**WHAT YOU HAVE TO DO**. Reproduce each line from the records that holds "with".

**SUPPLIED RECORDS**.

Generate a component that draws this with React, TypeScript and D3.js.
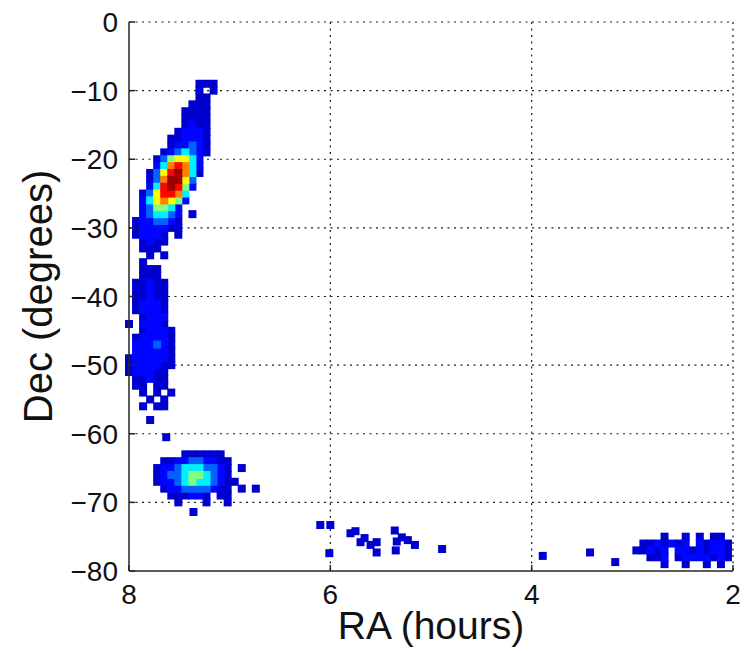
import React from 'react';
import * as d3 from 'd3';

const W = 750;
const H = 652;
const plot = { left: 129, right: 733, top: 22, bottom: 571 };

// Axis ticks
const raTicks = [8, 6, 4, 2];
const decTicks = [0, -10, -20, -30, -40, -50, -60, -70, -80];

// Binned sky density. Each row: [Dec (deg), RA of first cell (h), density levels
// per cell going toward smaller RA in steps of RA_STEP; '.' marks an empty cell]
const RA_STEP = 0.07;

const upperLobe: [number, number, string][] = [
  [-9, 7.30, '111'],
  [-10, 7.30, '1.1'],
  [-11, 7.30, '11'],
  [-12, 7.37, '111'],
  [-13, 7.44, '1111'],
  [-14, 7.44, '1111'],
  [-15, 7.44, '1211'],
  [-16, 7.51, '12221'],
  [-17, 7.58, '112221'],
  [-18, 7.58, '122321'],
  [-19, 7.65, '1234321'],
  [-20, 7.72, '1356642'],
  [-21, 7.72, '2478742'],
  [-22, 7.79, '13689741'],
  [-23, 7.79, '1379963'],
  [-24, 7.79, '2489852'],
  [-25, 7.86, '1368874'],
  [-26, 7.86, '2467652'],
  [-27, 7.86, '235542'],
  [-28, 7.86, '234432.1'],
  [-29, 7.93, '1223321'],
  [-30, 7.93, '1222211'],
  [-31, 7.93, '12221.1'],
  [-32, 7.86, '1211'],
  [-33, 7.86, '111'],
];

const middleLobe: [number, number, string][] = [
  [-34, 7.79, '1.1'],
  [-35, 7.86, '1'],
  [-36, 7.86, '111'],
  [-37, 7.86, '111'],
  [-38, 7.93, '11211'],
  [-39, 7.93, '11211'],
  [-40, 7.93, '11211'],
  [-41, 7.93, '12221'],
  [-42, 7.93, '12221'],
  [-43, 7.86, '1222'],
  [-44, 8.00, '1.2221'],
  [-45, 7.86, '12221'],
  [-46, 7.93, '122221'],
  [-47, 7.93, '222321'],
  [-48, 7.93, '222221'],
  [-49, 8.00, '1222221'],
  [-50, 8.00, '1222211'],
  [-51, 8.00, '122211'],
  [-52, 7.93, '11211'],
  [-53, 7.93, '11.11'],
  [-54, 7.86, '1.1.1'],
  [-55, 7.79, '1.1'],
  [-56, 7.86, '1.11'],
  [-58, 7.79, '1'],
];

const southLobe: [number, number, string][] = [
  [-63, 7.44, '111111'],
  [-64, 7.65, '1122332211'],
  [-65, 7.72, '12234443321.1'],
  [-66, 7.72, '12334554321'],
  [-67, 7.72, '122345443211'],
  [-68, 7.65, '1223333211.1.1'],
  [-69, 7.58, '111221.11'],
  [-70, 7.51, '1...1..1'],
];

const eastTail: [number, number, string][] = [
  [-75, 2.68, '1..1.1.11'],
  [-76, 2.89, '1121212.21221'],
  [-77, 2.96, '11212.22121221'],
  [-78, 2.82, '112.12222121'],
  [-79, 2.68, '1..1..1.1'],
];

// Isolated detections: [RA (h), Dec (deg), density level]
const isolated: [number, number, number][] = [
  [7.63, -60.5, 1],
  [7.36, -71.4, 1],
  [6.10, -73.3, 1],
  [6.00, -73.3, 1],
  [6.01, -77.4, 1],
  [5.80, -74.5, 1],
  [5.75, -74.2, 1],
  [5.70, -75.8, 1],
  [5.66, -75.2, 1],
  [5.60, -76.2, 1],
  [5.54, -75.8, 1],
  [5.54, -77.3, 1],
  [5.36, -74.1, 1],
  [5.34, -75.7, 1],
  [5.29, -75.1, 1],
  [5.23, -75.5, 1],
  [5.16, -76.2, 1],
  [5.35, -77.0, 1],
  [4.89, -76.8, 1],
  [3.89, -77.8, 1],
  [3.42, -77.3, 1],
  [3.17, -78.7, 1],
];

// Position of each density level along the colormap
const levelStops = [0.07, 0.13, 0.22, 0.36, 0.5, 0.62, 0.75, 0.87, 0.97];

type Cell = { ra: number; dec: number; level: number };

function expandRows(rows: [number, number, string][]): Cell[] {
  const out: Cell[] = [];
  rows.forEach(([dec, ra0, levels]) => {
    levels.split('').forEach((ch, i) => {
      if (ch === '.') return;
      out.push({ ra: ra0 - i * RA_STEP, dec, level: +ch });
    });
  });
  return out;
}

// MATLAB-style jet colormap
const jet = d3
  .scaleLinear<string>()
  .domain([0, 0.125, 0.375, 0.625, 0.875, 1])
  .range(['#00008f', '#0000ff', '#00ffff', '#ffff00', '#ff0000', '#800000'])
  .interpolate(d3.interpolateRgb);
const levelColor = (level: number) => jet(levelStops[level - 1]);

const FONT = "'Liberation Sans', Arial, Helvetica, sans-serif";
const MARK = 8;

export default function App() {
  const x = d3.scaleLinear().domain([8, 2]).range([plot.left, plot.right]);
  const y = d3.scaleLinear().domain([0, -80]).range([plot.top, plot.bottom]);

  const cells: Cell[] = [
    ...expandRows(upperLobe),
    ...expandRows(middleLobe),
    ...expandRows(southLobe),
    ...expandRows(eastTail),
    ...isolated.map(([ra, dec, level]) => ({ ra, dec, level })),
  ].sort((a, b) => a.level - b.level);

  const fmt = (v: number) => (v < 0 ? '\u2212' + Math.abs(v) : String(v));
  const gridColor = '#1a1a1a';

  return (
    <svg
      width={W}
      height={H}
      style={{ position: 'absolute', left: 0, top: 0, display: 'block', background: '#fff' }}
      fontFamily={FONT}
    >
      <rect width={W} height={H} fill="#fff" />

      {/* dotted grid */}
      <g stroke={gridColor} strokeWidth={1.2} strokeDasharray="2,4.5" fill="none">
        {decTicks
          .filter((d) => d !== -80)
          .map((d) => (
            <line key={'gy' + d} x1={plot.left} x2={plot.right} y1={y(d)} y2={y(d)} />
          ))}
        {raTicks
          .filter((r) => r !== 8)
          .map((r) => (
            <line key={'gx' + r} x1={x(r)} x2={x(r)} y1={plot.top} y2={plot.bottom} />
          ))}
      </g>

      {/* density cells */}
      <g>
        {cells.map((c, i) => (
          <rect
            key={i}
            x={x(c.ra) - MARK / 2}
            y={y(c.dec) - MARK / 2}
            width={MARK}
            height={MARK}
            fill={levelColor(c.level)}
          />
        ))}
      </g>

      {/* axes */}
      <g stroke="#262626" strokeWidth={1.5} fill="none">
        <line x1={plot.left} x2={plot.left} y1={plot.top} y2={plot.bottom} />
        <line x1={plot.left} x2={plot.right} y1={plot.bottom} y2={plot.bottom} />
        {decTicks.map((d) => (
          <line key={'ty' + d} x1={plot.left} x2={plot.left + 6} y1={y(d)} y2={y(d)} />
        ))}
        {raTicks.map((r) => (
          <line key={'tx' + r} x1={x(r)} x2={x(r)} y1={plot.bottom} y2={plot.bottom - 6} />
        ))}
      </g>

      {/* tick labels */}
      <g fontSize={28} fill="#111">
        {decTicks.map((d) => (
          <text key={'ly' + d} x={plot.left - 11} y={y(d)} dy="0.36em" textAnchor="end">
            {fmt(d)}
          </text>
        ))}
        {raTicks.map((r) => (
          <text key={'lx' + r} x={x(r)} y={604} textAnchor="middle">
            {fmt(r)}
          </text>
        ))}
      </g>

      {/* axis titles */}
      <text x={(plot.left + plot.right) / 2} y={639} fontSize={39} textAnchor="middle" fill="#111">
        RA (hours)
      </text>
      <text
        transform={`translate(52, ${(plot.top + plot.bottom) / 2}) rotate(-90)`}
        fontSize={40}
        textAnchor="middle"
        fill="#111"
      >
        Dec (degrees)
      </text>
    </svg>
  );
}
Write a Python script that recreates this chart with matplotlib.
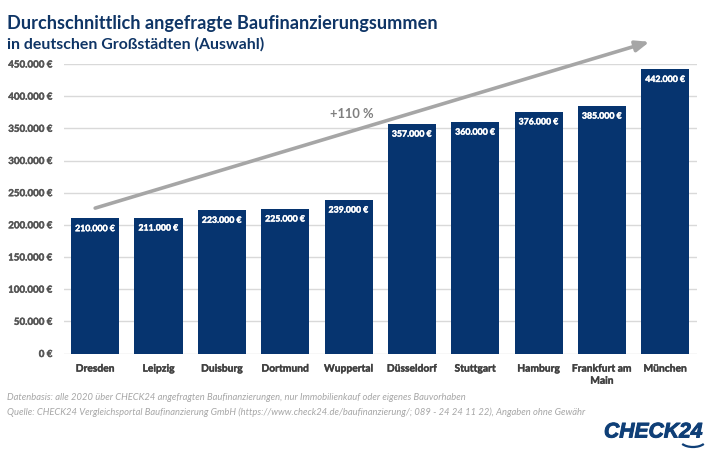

**EXERCISE ANSWER**.
Generate a component that draws this with React, TypeScript and D3.js.
Write a Python script that recreates this chart with matplotlib.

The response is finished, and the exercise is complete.